-- start --
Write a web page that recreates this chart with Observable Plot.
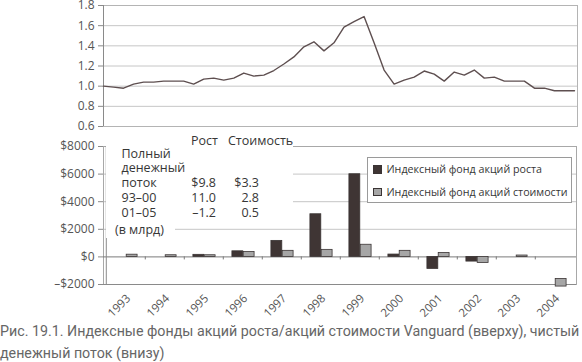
<!DOCTYPE html>
<html><head><meta charset="utf-8">
<script src="https://cdn.jsdelivr.net/npm/d3@7"></script>
<script src="https://cdn.jsdelivr.net/npm/@observablehq/plot@0.6"></script>
<style>
body{margin:0;background:#fff;}
#wrap{position:relative;width:582px;height:362px;overflow:hidden;font-family:"Open Sans",sans-serif;}
#wrap svg{position:absolute;left:0;overflow:visible;}
.t{position:absolute;white-space:nowrap;line-height:1;transform:translateY(-50%);}
</style></head><body><div id="wrap"></div>
<script>
// ---- Top chart: growth / value index ratio (quarterly, 1993–2004)
const ratio = [1.00,0.99,0.98,1.02,1.04,1.04,1.05,1.05,1.05,1.02,1.07,1.08,
               1.06,1.08,1.13,1.10,1.11,1.155,1.22,1.29,1.39,1.44,1.35,1.43,
               1.585,1.64,1.69,1.43,1.16,1.02,1.06,1.09,1.15,1.12,1.05,1.14,
               1.11,1.16,1.08,1.09,1.05,1.05,1.05,0.98,0.98,0.955,0.955,0.955];
const ratioTicks = [0.6,0.8,1.0,1.2,1.4,1.6,1.8];

// ---- Bottom chart: net cash flow ($ mln)
const years = ["1993","1994","1995","1996","1997","1998","1999","2000","2001","2002","2003","2004"];
const growthFlow = [0,0,150,405,1160,3090,5990,170,-870,-340,0,0];
const valueFlow = [160,120,120,360,440,510,880,440,290,-435,100,-2150];
const valueFlowStart = [0,0,0,0,0,0,0,0,0,0,0,-1600];
const flowTicks = [-2000,0,2000,4000,6000,8000];

// ---- Inset table and legend
const tableHeader = ["Рост","Стоимость"];
const tableRowLabels = ["Полный","денежный","поток","93–00","01–05","(в млрд)"];
const tableGrowth = ["","","$9.8","11.0","–1.2",""];
const tableValue = ["","","$3.3","2.8","0.5",""];
const seriesNames = ["Индексный фонд акций роста","Индексный фонд акций стоимости"];
const captionLines = ["Рис. 19.1. Индексные фонды акций роста/акций стоимости Vanguard (вверху), чистый",
                      "денежный поток (внизу)"];

const wrap = document.getElementById("wrap");
const FONT = "Open Sans";
const growthColor = "#3f3534", valueColor = "#a6a6a6", barStroke = "#3a3434";

// Top chart
const topChart = Plot.plot({
  width: 582, height: 130, marginLeft: 103, marginRight: 5, marginTop: 5, marginBottom: 4,
  style: {fontFamily: FONT, background: "transparent"},
  x: {domain: [0, 47.3], axis: null},
  y: {domain: [0.6, 1.8], axis: null},
  marks: [
    Plot.ruleY(ratioTicks, {stroke: "#c6c6c6"}),
    Plot.frame({stroke: "#b4b4b4"}),
    Plot.ruleX([0], {stroke: "#8a8a8a"}),
    Plot.axisY(ratioTicks, {tickSize: 5, tickPadding: 4, tickFormat: d => d.toFixed(1),
      stroke: "#8a8a8a", fill: "#555", fontSize: 12, label: null}),
    Plot.lineY(ratio, {x: (d, i) => i, y: d => d, stroke: "#5e4f50", strokeWidth: 1.4})
  ]
});
topChart.style.top = "0px";
wrap.appendChild(topChart);

// Bottom chart
const rows = years.map((year, i) => ({year, growth: growthFlow[i], value: valueFlow[i], valueStart: valueFlowStart[i]}));
const bw = (582 - 103 - 6) / years.length;
const bottomChart = Plot.plot({
  width: 582, height: 200, marginLeft: 103, marginRight: 6, marginTop: 16, marginBottom: 46,
  style: {fontFamily: FONT, background: "transparent"},
  x: {domain: years, padding: 0, axis: null},
  y: {domain: [-2000, 8000], axis: null},
  marks: [
    Plot.ruleY(flowTicks.filter(d => d > 0), {stroke: "#c6c6c6"}),
    Plot.frame({stroke: "#a8a8a8"}),
    Plot.ruleY(flowTicks.slice(0, 1), {stroke: "#8a8a8a"}),
    Plot.ruleY([0], {stroke: "#7a7a7a"}),
    Plot.ruleX(years.slice(1), {x: d => d, y1: 0, y2: -220, dx: -bw / 2, stroke: "#7a7a7a"}),
    Plot.ruleX(years.slice(0, 1), {x: d => d, dx: -bw / 2, stroke: "#8a8a8a"}),
    Plot.axisY(flowTicks, {tickSize: 5, tickPadding: 4, stroke: "#8a8a8a", fill: "#555", fontSize: 12, label: null,
      tickFormat: d => d < 0 ? "–$" + (-d) : "$" + d}),
    Plot.text(years, {x: d => d, frameAnchor: "bottom", rotate: -45, textAnchor: "end", lineAnchor: "middle",
      dx: 2.5, dy: 12, fill: "#555", fontSize: 11.5}),
    Plot.barY(rows, {x: "year", y1: 0, y2: "growth", fill: growthColor, stroke: barStroke, strokeWidth: 0.8,
      insetLeft: bw / 2 - 10.8, insetRight: bw / 2 - 0.5}),
    Plot.barY(rows, {x: "year", y1: "valueStart", y2: "value", fill: valueColor, stroke: barStroke, strokeWidth: 0.8,
      insetLeft: bw / 2 + 0.5, insetRight: bw / 2 - 11.8})
  ]
});
bottomChart.style.top = "130px";
wrap.appendChild(bottomChart);

function addText(txt, opts) {
  const d = document.createElement("div");
  d.className = "t";
  d.textContent = txt;
  Object.assign(d.style, opts);
  wrap.appendChild(d);
  return d;
}
function addBox(opts) {
  const d = document.createElement("div");
  d.style.position = "absolute";
  Object.assign(d.style, opts);
  wrap.appendChild(d);
  return d;
}

// Inset table with white background hiding gridlines
addBox({left: "106px", top: "134px", width: "187px", height: "88px", background: "#fff"});
addBox({left: "106px", top: "222px", width: "69px", height: "16px", background: "#fff"});
const tcol = "#363636", tsize = "12.5px";
addText(tableHeader[0], {left: "191px", top: "141px", fontSize: tsize, color: tcol, fontFamily: FONT});
addText(tableHeader[1], {left: "228px", top: "141px", fontSize: tsize, color: tcol, fontFamily: FONT});
const rowY = [154, 168, 183, 198, 213, 230];
tableRowLabels.forEach((lab, i) => {
  addText(lab, {left: (i === 5 ? 115 : 121.5) + "px", top: rowY[i] + "px", fontSize: tsize, color: tcol, fontFamily: FONT});
  if (tableGrowth[i]) addText(tableGrowth[i], {right: (582 - 216) + "px", top: rowY[i] + "px", fontSize: tsize, color: tcol, fontFamily: FONT});
  if (tableValue[i]) addText(tableValue[i], {right: (582 - 259) + "px", top: rowY[i] + "px", fontSize: tsize, color: tcol, fontFamily: FONT});
});

// Legend
addBox({left: "367px", top: "157px", width: "203px", height: "44px", background: "#fff", border: "1px solid #9a9a9a"});
[growthColor, valueColor].forEach((c, i) => {
  const y = i === 0 ? 165 : 187.5;
  addBox({left: "373px", top: y + "px", width: "6.5px", height: "6.5px", background: c, border: "0.8px solid " + barStroke});
  addText(seriesNames[i], {left: "386.5px", top: (y + 4) + "px", fontSize: "10.7px", color: tcol, fontFamily: FONT});
});

// Caption
const capEls = captionLines.map((line, i) =>
  addText(line, {left: "0px", top: (i === 0 ? 331 : 353) + "px", fontSize: "15px", color: "#666", fontFamily: "Roboto"}));
// fit first line to the reference's width
const w0 = capEls[0].getBoundingClientRect().width;
const fs = 15 * 580 / w0;
capEls.forEach(el => el.style.fontSize = fs + "px");
</script></body></html>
-- end --
Take the listing above and print it exactly, apart from the pictures.

Write a web page that recreates this chart with Observable Plot.
<!DOCTYPE html>
<html><head><meta charset="utf-8">
<script src="https://cdn.jsdelivr.net/npm/d3@7"></script>
<script src="https://cdn.jsdelivr.net/npm/@observablehq/plot@0.6"></script>
<style>
body{margin:0;background:#fff;}
#wrap{position:relative;width:582px;height:362px;overflow:hidden;font-family:"Open Sans",sans-serif;}
#wrap svg{position:absolute;left:0;overflow:visible;}
.t{position:absolute;white-space:nowrap;line-height:1;transform:translateY(-50%);}
</style></head><body><div id="wrap"></div>
<script>
// ---- Top chart: growth / value index ratio (quarterly, 1993–2004)
const ratio = [1.00,0.99,0.98,1.02,1.04,1.04,1.05,1.05,1.05,1.02,1.07,1.08,
               1.06,1.08,1.13,1.10,1.11,1.155,1.22,1.29,1.39,1.44,1.35,1.43,
               1.585,1.64,1.69,1.43,1.16,1.02,1.06,1.09,1.15,1.12,1.05,1.14,
               1.11,1.16,1.08,1.09,1.05,1.05,1.05,0.98,0.98,0.955,0.955,0.955];
const ratioTicks = [0.6,0.8,1.0,1.2,1.4,1.6,1.8];

// ---- Bottom chart: net cash flow ($ mln)
const years = ["1993","1994","1995","1996","1997","1998","1999","2000","2001","2002","2003","2004"];
const growthFlow = [0,0,150,405,1160,3090,5990,170,-870,-340,0,0];
const valueFlow = [160,120,120,360,440,510,880,440,290,-435,100,-2150];
const valueFlowStart = [0,0,0,0,0,0,0,0,0,0,0,-1600];
const flowTicks = [-2000,0,2000,4000,6000,8000];

// ---- Inset table and legend
const tableHeader = ["Рост","Стоимость"];
const tableRowLabels = ["Полный","денежный","поток","93–00","01–05","(в млрд)"];
const tableGrowth = ["","","$9.8","11.0","–1.2",""];
const tableValue = ["","","$3.3","2.8","0.5",""];
const seriesNames = ["Индексный фонд акций роста","Индексный фонд акций стоимости"];
const captionLines = ["Рис. 19.1. Индексные фонды акций роста/акций стоимости Vanguard (вверху), чистый",
                      "денежный поток (внизу)"];

const wrap = document.getElementById("wrap");
const FONT = "Open Sans";
const growthColor = "#3f3534", valueColor = "#a6a6a6", barStroke = "#3a3434";

// Top chart
const topChart = Plot.plot({
  width: 582, height: 130, marginLeft: 103, marginRight: 5, marginTop: 5, marginBottom: 4,
  style: {fontFamily: FONT, background: "transparent"},
  x: {domain: [0, 47.3], axis: null},
  y: {domain: [0.6, 1.8], axis: null},
  marks: [
    Plot.ruleY(ratioTicks, {stroke: "#c6c6c6"}),
    Plot.frame({stroke: "#b4b4b4"}),
    Plot.ruleX([0], {stroke: "#8a8a8a"}),
    Plot.axisY(ratioTicks, {tickSize: 5, tickPadding: 4, tickFormat: d => d.toFixed(1),
      stroke: "#8a8a8a", fill: "#555", fontSize: 12, label: null}),
    Plot.lineY(ratio, {x: (d, i) => i, y: d => d, stroke: "#5e4f50", strokeWidth: 1.4})
  ]
});
topChart.style.top = "0px";
wrap.appendChild(topChart);

// Bottom chart
const rows = years.map((year, i) => ({year, growth: growthFlow[i], value: valueFlow[i], valueStart: valueFlowStart[i]}));
const bw = (582 - 103 - 6) / years.length;
const bottomChart = Plot.plot({
  width: 582, height: 200, marginLeft: 103, marginRight: 6, marginTop: 16, marginBottom: 46,
  style: {fontFamily: FONT, background: "transparent"},
  x: {domain: years, padding: 0, axis: null},
  y: {domain: [-2000, 8000], axis: null},
  marks: [
    Plot.ruleY(flowTicks.filter(d => d > 0), {stroke: "#c6c6c6"}),
    Plot.frame({stroke: "#a8a8a8"}),
    Plot.ruleY(flowTicks.slice(0, 1), {stroke: "#8a8a8a"}),
    Plot.ruleY([0], {stroke: "#7a7a7a"}),
    Plot.ruleX(years.slice(1), {x: d => d, y1: 0, y2: -220, dx: -bw / 2, stroke: "#7a7a7a"}),
    Plot.ruleX(years.slice(0, 1), {x: d => d, dx: -bw / 2, stroke: "#8a8a8a"}),
    Plot.axisY(flowTicks, {tickSize: 5, tickPadding: 4, stroke: "#8a8a8a", fill: "#555", fontSize: 12, label: null,
      tickFormat: d => d < 0 ? "–$" + (-d) : "$" + d}),
    Plot.text(years, {x: d => d, frameAnchor: "bottom", rotate: -45, textAnchor: "end", lineAnchor: "middle",
      dx: 2.5, dy: 12, fill: "#555", fontSize: 11.5}),
    Plot.barY(rows, {x: "year", y1: 0, y2: "growth", fill: growthColor, stroke: barStroke, strokeWidth: 0.8,
      insetLeft: bw / 2 - 10.8, insetRight: bw / 2 - 0.5}),
    Plot.barY(rows, {x: "year", y1: "valueStart", y2: "value", fill: valueColor, stroke: barStroke, strokeWidth: 0.8,
      insetLeft: bw / 2 + 0.5, insetRight: bw / 2 - 11.8})
  ]
});
bottomChart.style.top = "130px";
wrap.appendChild(bottomChart);

function addText(txt, opts) {
  const d = document.createElement("div");
  d.className = "t";
  d.textContent = txt;
  Object.assign(d.style, opts);
  wrap.appendChild(d);
  return d;
}
function addBox(opts) {
  const d = document.createElement("div");
  d.style.position = "absolute";
  Object.assign(d.style, opts);
  wrap.appendChild(d);
  return d;
}

// Inset table with white background hiding gridlines
addBox({left: "106px", top: "134px", width: "187px", height: "88px", background: "#fff"});
addBox({left: "106px", top: "222px", width: "69px", height: "16px", background: "#fff"});
const tcol = "#363636", tsize = "12.5px";
addText(tableHeader[0], {left: "191px", top: "141px", fontSize: tsize, color: tcol, fontFamily: FONT});
addText(tableHeader[1], {left: "228px", top: "141px", fontSize: tsize, color: tcol, fontFamily: FONT});
const rowY = [154, 168, 183, 198, 213, 230];
tableRowLabels.forEach((lab, i) => {
  addText(lab, {left: (i === 5 ? 115 : 121.5) + "px", top: rowY[i] + "px", fontSize: tsize, color: tcol, fontFamily: FONT});
  if (tableGrowth[i]) addText(tableGrowth[i], {right: (582 - 216) + "px", top: rowY[i] + "px", fontSize: tsize, color: tcol, fontFamily: FONT});
  if (tableValue[i]) addText(tableValue[i], {right: (582 - 259) + "px", top: rowY[i] + "px", fontSize: tsize, color: tcol, fontFamily: FONT});
});

// Legend
addBox({left: "367px", top: "157px", width: "203px", height: "44px", background: "#fff", border: "1px solid #9a9a9a"});
[growthColor, valueColor].forEach((c, i) => {
  const y = i === 0 ? 165 : 187.5;
  addBox({left: "373px", top: y + "px", width: "6.5px", height: "6.5px", background: c, border: "0.8px solid " + barStroke});
  addText(seriesNames[i], {left: "386.5px", top: (y + 4) + "px", fontSize: "10.7px", color: tcol, fontFamily: FONT});
});

// Caption
const capEls = captionLines.map((line, i) =>
  addText(line, {left: "0px", top: (i === 0 ? 331 : 353) + "px", fontSize: "15px", color: "#666", fontFamily: "Roboto"}));
// fit first line to the reference's width
const w0 = capEls[0].getBoundingClientRect().width;
const fs = 15 * 580 / w0;
capEls.forEach(el => el.style.fontSize = fs + "px");
</script></body></html>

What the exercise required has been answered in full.